Suppose we have a Riemann surface $M$ together with a holomorphic vector bundle $E \to M$ of rank n. let $K$ denote the canonical line bundle and let $E^*$ denote the dual bundle
I am trying to understand the tensor product $K \otimes E^*$.
I have lots of trouble, because I need to do this on my own and my background in differential geometry and multilinear algebra is not strong.
I shall try to explain how I would describe $K \otimes E^*$ locally, if somebody could comment on what goes wrong that would be immensely helpful!

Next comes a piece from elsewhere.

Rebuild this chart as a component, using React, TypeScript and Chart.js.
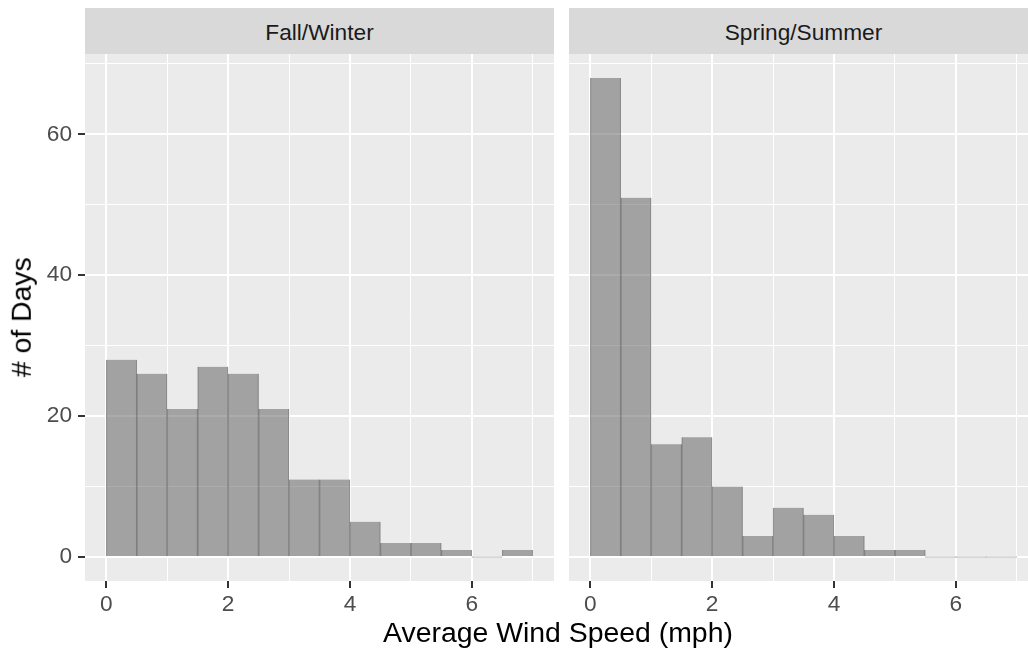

The canonical bundle $K$ over a Riemann surface $M$ is the cotangent bundle, or the bundle of holomorphic $1$-forms. In local coordinates $(z,\overline{z})$ an element of $K$ can be written as $$ \omega = \frac{i}{2} f\,dVol_h $$ where $f$ is a holomorphic function on $M$ (or at least defined locally) and $dVol_h = \frac{i}{2}\, h dz\wedge d\overline{z}$, the Volume element induced by the metric $h\,dz\,d\overline{z}$ on $M$ (here again $h$ is a holomorphic function on $M$).
Question 1: Is this a correct way to describe the canonical bundle locally ?
The dual bundle $E^*$ can be described locally given a choice of basis $\{e_1,\dots, e_n\}$ for the bundle $E$. We take the dual basis $\{\phi^1,\dots\phi^n\}$ (so $\phi_k (e_l) = \delta^k_l$) and write $$ \sigma = \sum^n_{k = 1} g_k\,\phi_k $$ where the coeficients $g_k$ are holomorphic functions locally defined on $M$.
Question 2: is this description sufficient ? i fear the locality of what I want to show is not emphasized enough but i am not sure how the local coordinates $(z,\overline{z})$ on a patch $V \subset M$ (say) should be mentioned here. do i need to invoke local coordinates on $E$, or is this done by specifying the basis?
Therefore the bundle $K \otimes E^*$ consists of tensor fields which have local description $$ \omega \otimes \sigma = \sum^n_{k = 1} (\frac{i}{2}\,h\,f\,g_k)\, dz \wedge d\overline{z} \otimes \phi_k $$
Question 3: does this formula makes sens ? I am "very unsure" here - I have a wedge product and a tensor symbol and don't know how to write this in a correct way. Below I attempt to understand such an object, maybe my last lines give away more of my misunderstandings:
an element in $K \otimes E^*$ can be interpret as a map $TM \otimes E \to \mathbb{C}$. alternatively we can also think of it as something that can be integrated, that which would amount to a contraction of the tensor.
Question 4: do these interpretations make sense ? how would I write them out as rigorous definitions?
Many thanks for comments and help!!!